Quote the records in full and leave their pictures out.

......

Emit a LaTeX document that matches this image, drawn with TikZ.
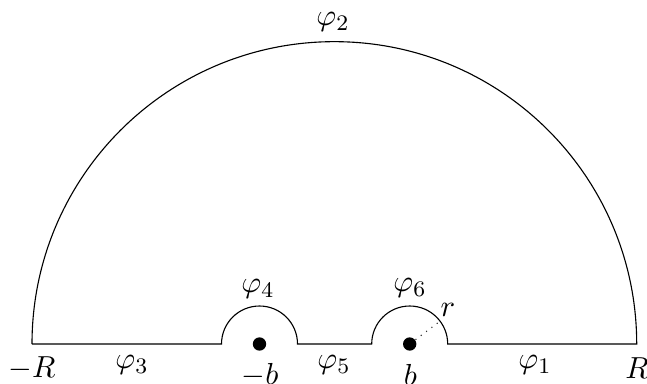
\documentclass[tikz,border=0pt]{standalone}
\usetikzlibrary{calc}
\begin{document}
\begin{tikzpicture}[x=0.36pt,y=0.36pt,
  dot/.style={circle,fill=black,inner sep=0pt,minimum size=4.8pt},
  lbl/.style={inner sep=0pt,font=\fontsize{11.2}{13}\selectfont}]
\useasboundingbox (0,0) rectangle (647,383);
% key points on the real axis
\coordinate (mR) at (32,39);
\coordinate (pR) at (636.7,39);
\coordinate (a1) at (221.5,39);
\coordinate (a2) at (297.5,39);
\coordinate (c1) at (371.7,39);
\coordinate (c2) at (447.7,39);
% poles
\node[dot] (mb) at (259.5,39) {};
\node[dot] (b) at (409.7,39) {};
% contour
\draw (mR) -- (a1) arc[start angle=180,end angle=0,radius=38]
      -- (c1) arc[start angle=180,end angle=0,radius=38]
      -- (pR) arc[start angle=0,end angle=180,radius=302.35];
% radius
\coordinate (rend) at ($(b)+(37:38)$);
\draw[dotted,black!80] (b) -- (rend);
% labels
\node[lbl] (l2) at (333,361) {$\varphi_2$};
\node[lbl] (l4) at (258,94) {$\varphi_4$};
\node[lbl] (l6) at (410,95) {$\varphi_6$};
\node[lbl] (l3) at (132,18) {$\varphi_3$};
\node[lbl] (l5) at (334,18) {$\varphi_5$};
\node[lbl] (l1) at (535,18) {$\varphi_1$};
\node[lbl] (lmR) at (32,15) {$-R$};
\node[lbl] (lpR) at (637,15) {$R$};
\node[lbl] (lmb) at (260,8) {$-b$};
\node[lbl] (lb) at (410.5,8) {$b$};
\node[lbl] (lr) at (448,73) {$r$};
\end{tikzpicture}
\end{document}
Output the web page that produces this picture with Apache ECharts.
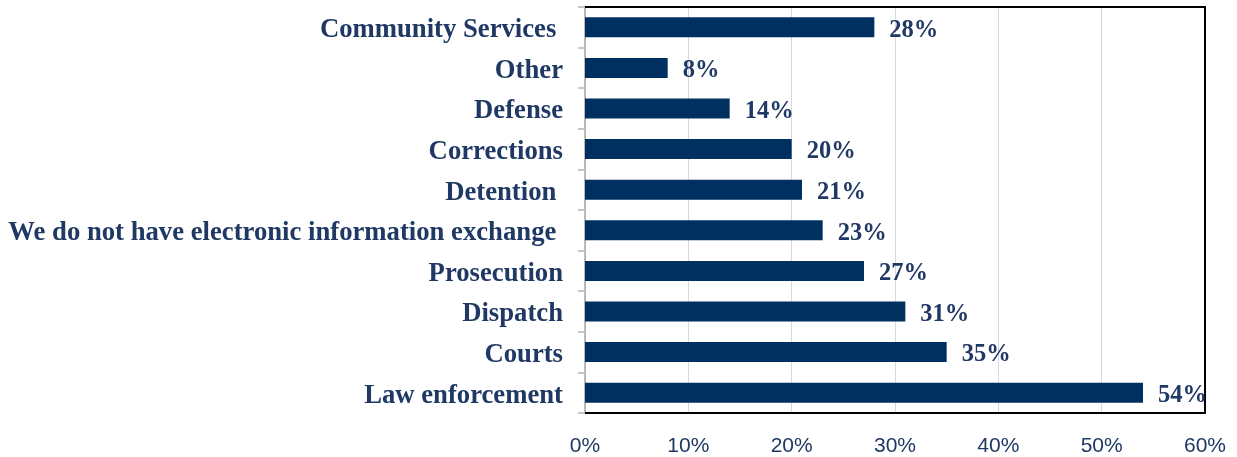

......

*Output of the exercise:*
Emit a LaTeX document that matches this image, drawn with TikZ.
\documentclass[tikz,border=0pt]{standalone}
\usetikzlibrary{calc}
\begin{document}
\begin{tikzpicture}[x=0.36pt,y=0.36pt,
  dot/.style={circle,fill=black,inner sep=0pt,minimum size=4.8pt},
  lbl/.style={inner sep=0pt,font=\fontsize{11.2}{13}\selectfont}]
\useasboundingbox (0,0) rectangle (647,383);
% key points on the real axis
\coordinate (mR) at (32,39);
\coordinate (pR) at (636.7,39);
\coordinate (a1) at (221.5,39);
\coordinate (a2) at (297.5,39);
\coordinate (c1) at (371.7,39);
\coordinate (c2) at (447.7,39);
% poles
\node[dot] (mb) at (259.5,39) {};
\node[dot] (b) at (409.7,39) {};
% contour
\draw (mR) -- (a1) arc[start angle=180,end angle=0,radius=38]
      -- (c1) arc[start angle=180,end angle=0,radius=38]
      -- (pR) arc[start angle=0,end angle=180,radius=302.35];
% radius
\coordinate (rend) at ($(b)+(37:38)$);
\draw[dotted,black!80] (b) -- (rend);
% labels
\node[lbl] (l2) at (333,361) {$\varphi_2$};
\node[lbl] (l4) at (258,94) {$\varphi_4$};
\node[lbl] (l6) at (410,95) {$\varphi_6$};
\node[lbl] (l3) at (132,18) {$\varphi_3$};
\node[lbl] (l5) at (334,18) {$\varphi_5$};
\node[lbl] (l1) at (535,18) {$\varphi_1$};
\node[lbl] (lmR) at (32,15) {$-R$};
\node[lbl] (lpR) at (637,15) {$R$};
\node[lbl] (lmb) at (260,8) {$-b$};
\node[lbl] (lb) at (410.5,8) {$b$};
\node[lbl] (lr) at (448,73) {$r$};
\end{tikzpicture}
\end{document}
Output the web page that produces this picture with Apache ECharts.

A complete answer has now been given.